Request: Below are some entries. Transcribe the lines from the one holding "Give me the" to the one holding "</script></body></html>", inclusive, but not the pictures among them.

Code that draws figures:
————

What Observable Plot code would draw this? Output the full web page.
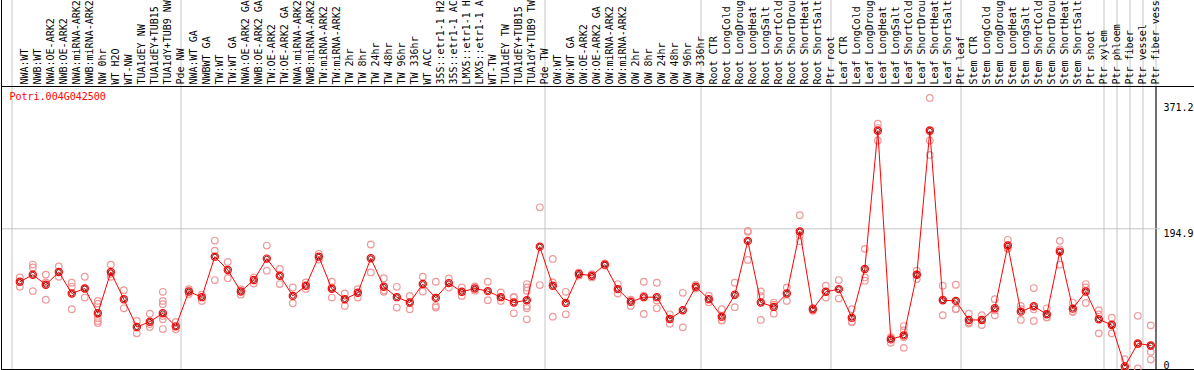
<!DOCTYPE html>
<html>
<head>
<meta charset="utf-8">
<script src="https://cdn.jsdelivr.net/npm/d3@7"></script>
<script src="https://cdn.jsdelivr.net/npm/@observablehq/plot@0.6"></script>
<style>
  html, body { margin: 0; padding: 0; background: white; }
  #chart svg { display: block; }
</style>
</head>
<body>
<div id="chart"></div>
<script>
const title = "Potri.004G042500";

const labels = [
  "NWA:WT", "NWB:WT", "NWA:OE-ARK2", "NWB:OE-ARK2", "NWA:miRNA-ARK2", "NWB:miRNA-ARK2",
  "NW 0hr", "WT H2O", "WT-NW", "TUA1dEY NW", "TUA1dEY+TUB15 NW", "TUA1dY+TUB9 NW", "Pde NW",
  "NWA:WT GA", "NWBWT GA", "TW:WT", "TW:WT GA", "NWA:OE-ARK2 GA", "NWB:OE-ARK2 GA",
  "TW:OE-ARK2", "TW:OE-ARK2 GA", "NWA:miRNA-ARK2 GA", "NWB:miRNA-ARK2 GA", "TW:miRNA-ARK2",
  "TW:miRNA-ARK2 GA", "TW 2hr", "TW 8hr", "TW 24hr", "TW 48hr", "TW 96hr", "TW 336hr",
  "WT ACC", "35S::etr1-1 H2O", "35S::etr1-1 ACC", "LMX5::etr1-1 H2O", "LMX5::etr1-1 ACC",
  "WT-TW", "TUA1dEY TW", "TUA1dEY+TUB15 TW", "TUA1dY+TUB9 TW", "Pde TW",
  "OW:WT", "OW:WT GA", "OW:OE-ARK2", "OW:OE-ARK2 GA", "OW:miRNA-ARK2", "OW:miRNA-ARK2 GA",
  "OW 2hr", "OW 8hr", "OW 24hr", "OW 48hr", "OW 96hr", "OW 336hr",
  "Root CTR", "Root LongCold", "Root LongDrought", "Root LongHeat", "Root LongSalt",
  "Root ShortCold", "Root ShortDrought", "Root ShortHeat", "Root ShortSalt", "Ptr root",
  "Leaf CTR", "Leaf LongCold", "Leaf LongDrought", "Leaf LongHeat", "Leaf LongSalt",
  "Leaf ShortCold", "Leaf ShortDrought", "Leaf ShortHeat", "Leaf ShortSalt", "Ptr leaf",
  "Stem CTR", "Stem LongCold", "Stem LongDrought", "Stem LongHeat", "Stem LongSalt",
  "Stem ShortCold", "Stem ShortDrought", "Stem ShortHeat", "Stem ShortSalt", "Ptr shoot",
  "Ptr xylem", "Ptr phloem", "Ptr fiber", "Ptr vessel", "Ptr fiber vessel"
];

const means = [
  121, 130.8, 116.8, 134.6, 104.6, 111.6, 77, 134.6, 96.7, 57.8, 65.3, 77, 58.8,
  107.4, 99.5, 156, 137.4, 107.4, 123.4, 153.3, 129.4, 101.3, 115.4, 156, 111.2,
  96.7, 105.6, 153.7, 114, 99.5, 92, 117.8, 98.5, 119.1, 107, 111.6, 107.9, 99.5, 92, 95.3, 170,
  115.4, 91.5, 131.8, 129.4, 144.9, 110.7, 92.9, 99.5, 99.5, 69, 81.3, 114,
  96.7, 72.3, 102.8, 178, 92, 85.9, 104.6, 191.2, 82.7, 107,
  110.7, 70.9, 138.8, 331.6, 40.6, 46.2, 130.8, 331.6, 95.3, 94.3,
  67.7, 67.7, 84, 171.5, 79.3, 86.9, 75.6, 163.1, 83.5, 107.4, 68.6,
  60.6, 3, 34.9, 32.1
];

const replicates = [
  [127, 114], [145, 141, 108], [131, 120, 96], [142.5, 128], [119.6, 114, 82.7],
  [128, 111.6, 99], [94.3, 90.5, 70, 66.3, 63.4], [144.9, 131.8, 128], [109.3, 84],
  [66.3, 49], [76.5, 62, 57.8], [107, 94.3, 89.7, 73.3, 68.6, 55], [64.9, 54.6],
  [110.7, 104], [103, 94.3], [178.5, 164.5, 123.4], [148.6, 126], [110.7, 103],
  [127, 118.6], [171.5, 136.4], [138.8, 117.8], [113, 91], [120, 111], [160, 152],
  [121, 113, 99], [104.6, 87.3], [110.7, 99], [173, 134], [126, 109, 107], [114, 85],
  [101.3, 82.7], [128, 107.4], [121, 87.3, 85], [125.7, 113], [113, 101.3], [114.5, 108.5],
  [121, 95.3], [106, 94.3], [100, 99, 77], [117.8, 113, 108.4, 87.3, 84, 68.6], [116.4, 224.9],
  [152.8, 120, 72.3], [107, 75.6], [134, 129.5], [131.5, 127], [146.5, 143.5], [117.8, 104.6],
  [96, 95, 87.3], [121, 101.5, 76], [119.6, 95, 84], [75.6, 62.5], [105.6, 57.4], [116.5, 111.5],
  [101.5, 92.5], [82.7, 67.2, 67], [119.6, 85.5], [190.7, 192, 151.5], [107.4, 101, 67.7],
  [92, 89, 76.5], [113, 94.3], [213.8, 185.6, 177.6], [84.5, 80.5], [115.4, 99],
  [123.4, 97.6], [82.7, 65, 64.9], [166.9, 127, 122.5], [341.4, 335.4, 318], [43.8, 42.2, 35.8],
  [59.2, 53.2, 43.6, 28.8], [136.4, 131.2, 124.8], [377.4, 333, 318, 297.9], [115.4, 96.2, 74.3],
  [116.8, 83.4, 82.7], [76.5, 64, 62.6], [74.3, 68.2, 60.6], [96.7, 81, 74.3], [179.5, 168, 166.9],
  [87.3, 82.9, 67.7], [112.2, 82.5, 66.3], [84, 71.5, 71.3], [178.1, 166.3, 144.9], [92, 79.5, 79],
  [117.8, 113, 91.4], [81.3, 75.5, 49], [70.9, 62, 49], [13, 0, 0], [73.5, 34, 0],
  [60.2, 32, 23.2, 12.5]
];

const groupStarts = [0, 13, 41, 53, 63, 73, 84, 85, 86, 87, 88];
const yTicks = [371.2, 194.9, 0];
const yGrid = [194.9];

const repTable = replicates.flatMap((vals, i) => vals.map(v => ({i, v})));
const meanTable = means.map((v, i) => ({i, v}));

const chart = Plot.plot({
  width: 1194,
  height: 370,
  marginLeft: 1,
  marginRight: 39,
  marginTop: 86,
  marginBottom: 1,
  style: {fontFamily: "DejaVu Sans Mono", fontSize: "10px", background: "white", overflow: "hidden"},
  x: {type: "linear", domain: [0, 87], range: [19.3, 1150.3], axis: null},
  y: {type: "linear", domain: [0, 371.2], range: [368, 101.9], axis: null},
  marks: [
    Plot.ruleX(groupStarts, {x: d => d - 0.6, stroke: "#c4c4c4", strokeWidth: 1, insetTop: -86}),
    Plot.ruleX(groupStarts.slice(-1), {x: d => d - 0.6, stroke: "black", strokeWidth: 1}),
    Plot.ruleY(yGrid, {y: d => d, stroke: "#c4c4c4", strokeWidth: 1, insetRight: -5}),
    Plot.frame({anchor: "left", insetTop: -86, stroke: "black"}),
    Plot.frame({anchor: "top", insetRight: -40, stroke: "black"}),
    Plot.frame({anchor: "bottom", insetRight: -40, stroke: "black"}),
    Plot.text(labels, {x: (d, i) => i, text: d => d, frameAnchor: "top", rotate: -90,
      textAnchor: "start", dy: -2, dx: 1, fill: "black"}),
    Plot.text([title], {text: d => d, frameAnchor: "top-left", dx: 8, dy: 6.5,
      textAnchor: "start", lineAnchor: "top", fill: "red"}),
    Plot.text(yTicks.filter(v => v > 0), {y: d => d, text: d => String(d), frameAnchor: "right",
      dx: 8, dy: 1, textAnchor: "start", lineAnchor: "top", fill: "black"}),
    Plot.text(yTicks.filter(v => v === 0), {y: d => d, text: d => String(d), frameAnchor: "right",
      dx: 8, dy: 0, textAnchor: "start", lineAnchor: "bottom", fill: "black"}),
    Plot.dot(repTable, {x: "i", y: "v", r: 3.3, stroke: "#ee9999", strokeWidth: 1.2, fill: "none"}),
    Plot.line(meanTable, {x: "i", y: "v", stroke: "red", strokeWidth: 1}),
    Plot.dot(meanTable, {x: "i", y: "v", r: 3.6, stroke: "red", strokeWidth: 1.2, fill: "none"}),
    Plot.dot(meanTable, {x: "i", y: "v", r: 2.4, stroke: "#700000", strokeWidth: 0.9, fill: "none"})
  ]
});
document.getElementById("chart").appendChild(chart);
</script>
</body>
</html>
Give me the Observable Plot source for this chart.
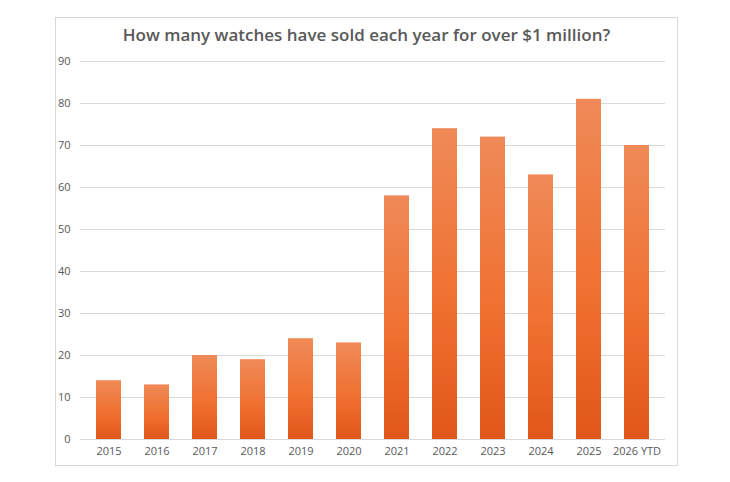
<!DOCTYPE html>
<html><head><meta charset="utf-8">
<script src="https://cdn.jsdelivr.net/npm/d3@7"></script>
<script src="https://cdn.jsdelivr.net/npm/@observablehq/plot@0.6"></script>
<style>
body{margin:0;background:#fff;font-family:"Open Sans",sans-serif;}
#box{position:absolute;left:55px;top:17px;width:621px;height:447px;border:1px solid #d9d9d9;}
#title{position:absolute;top:5px;left:0;width:100%;text-align:center;font-size:17px;font-weight:600;color:#595959;}
#chart{position:absolute;top:33px;left:0;}
</style></head><body>
<div id="box"><div id="title">How many watches have sold each year for over $1 million?</div><div id="chart"></div></div>
<script>
const years=["2015","2016","2017","2018","2019","2020","2021","2022","2023","2024","2025","2026 YTD"];
const counts=[14,13,20,19,24,23,58,74,72,63,81,70];
const yTicks=[0,10,20,30,40,50,60,70,80,90];
const data=years.map((y,i)=>({year:y,count:counts[i]}));
const plot=Plot.plot({
  width:620,height:415,marginTop:10,marginBottom:27,marginLeft:24,marginRight:11,
  style:{fontSize:"11px",color:"#595959",fontFamily:"'Open Sans',sans-serif"},
  x:{domain:years,paddingInner:0.47,paddingOuter:0.235,label:null,tickSize:0,tickPadding:8},
  y:{domain:[0,90],ticks:yTicks,label:null,tickSize:0,tickPadding:10},
  marks:[
    Plot.gridY(yTicks,{stroke:"#d9d9d9",strokeOpacity:1}),
    Plot.barY(data,{x:"year",y:"count",fill:"url(#og)"}),
    Plot.ruleY([0],{stroke:"#d9d9d9"})
  ]
});
const defs=d3.select(plot).insert("defs",":first-child");
const g=defs.append("linearGradient").attr("id","og").attr("x1",0).attr("y1",0).attr("x2",0).attr("y2",1);
g.append("stop").attr("offset","0%").attr("stop-color","#ef8a58");
g.append("stop").attr("offset","55%").attr("stop-color","#f07131");
g.append("stop").attr("offset","100%").attr("stop-color","#e0571a");
document.getElementById("chart").append(plot);
</script></body></html>
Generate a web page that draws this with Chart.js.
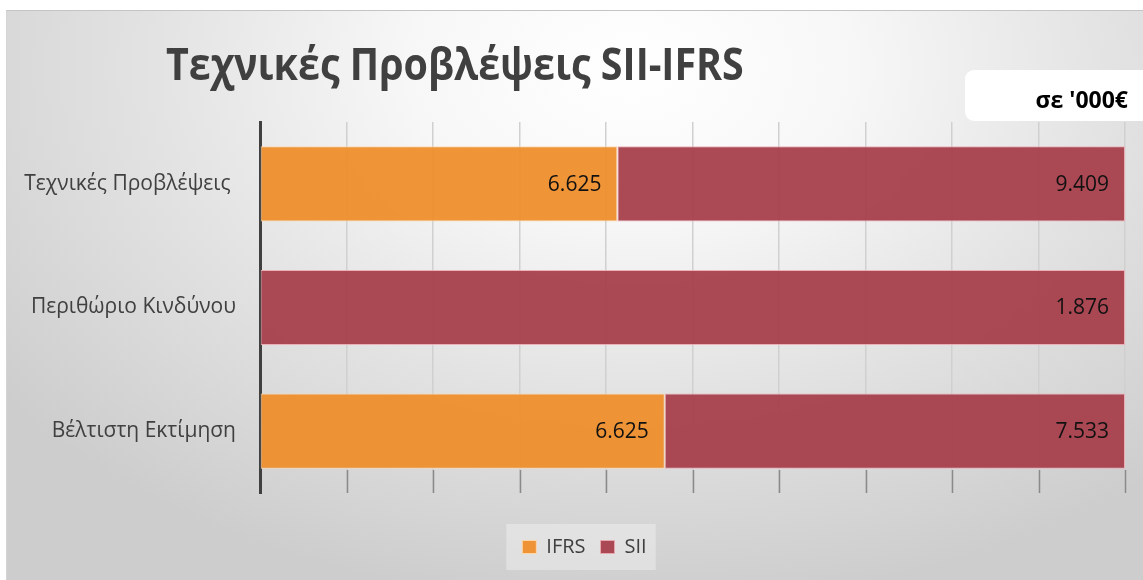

————

Complete response:
Give me the Observable Plot source for this chart.
<!DOCTYPE html>
<html><head><meta charset="utf-8">
<script src="https://cdn.jsdelivr.net/npm/d3@7"></script>
<script src="https://cdn.jsdelivr.net/npm/@observablehq/plot@0.6"></script>
<style>
body{margin:0;background:#fff;font-family:"Open Sans",sans-serif;}
#box{position:absolute;left:55px;top:17px;width:621px;height:447px;border:1px solid #d9d9d9;}
#title{position:absolute;top:5px;left:0;width:100%;text-align:center;font-size:17px;font-weight:600;color:#595959;}
#chart{position:absolute;top:33px;left:0;}
</style></head><body>
<div id="box"><div id="title">How many watches have sold each year for over $1 million?</div><div id="chart"></div></div>
<script>
const years=["2015","2016","2017","2018","2019","2020","2021","2022","2023","2024","2025","2026 YTD"];
const counts=[14,13,20,19,24,23,58,74,72,63,81,70];
const yTicks=[0,10,20,30,40,50,60,70,80,90];
const data=years.map((y,i)=>({year:y,count:counts[i]}));
const plot=Plot.plot({
  width:620,height:415,marginTop:10,marginBottom:27,marginLeft:24,marginRight:11,
  style:{fontSize:"11px",color:"#595959",fontFamily:"'Open Sans',sans-serif"},
  x:{domain:years,paddingInner:0.47,paddingOuter:0.235,label:null,tickSize:0,tickPadding:8},
  y:{domain:[0,90],ticks:yTicks,label:null,tickSize:0,tickPadding:10},
  marks:[
    Plot.gridY(yTicks,{stroke:"#d9d9d9",strokeOpacity:1}),
    Plot.barY(data,{x:"year",y:"count",fill:"url(#og)"}),
    Plot.ruleY([0],{stroke:"#d9d9d9"})
  ]
});
const defs=d3.select(plot).insert("defs",":first-child");
const g=defs.append("linearGradient").attr("id","og").attr("x1",0).attr("y1",0).attr("x2",0).attr("y2",1);
g.append("stop").attr("offset","0%").attr("stop-color","#ef8a58");
g.append("stop").attr("offset","55%").attr("stop-color","#f07131");
g.append("stop").attr("offset","100%").attr("stop-color","#e0571a");
document.getElementById("chart").append(plot);
</script></body></html>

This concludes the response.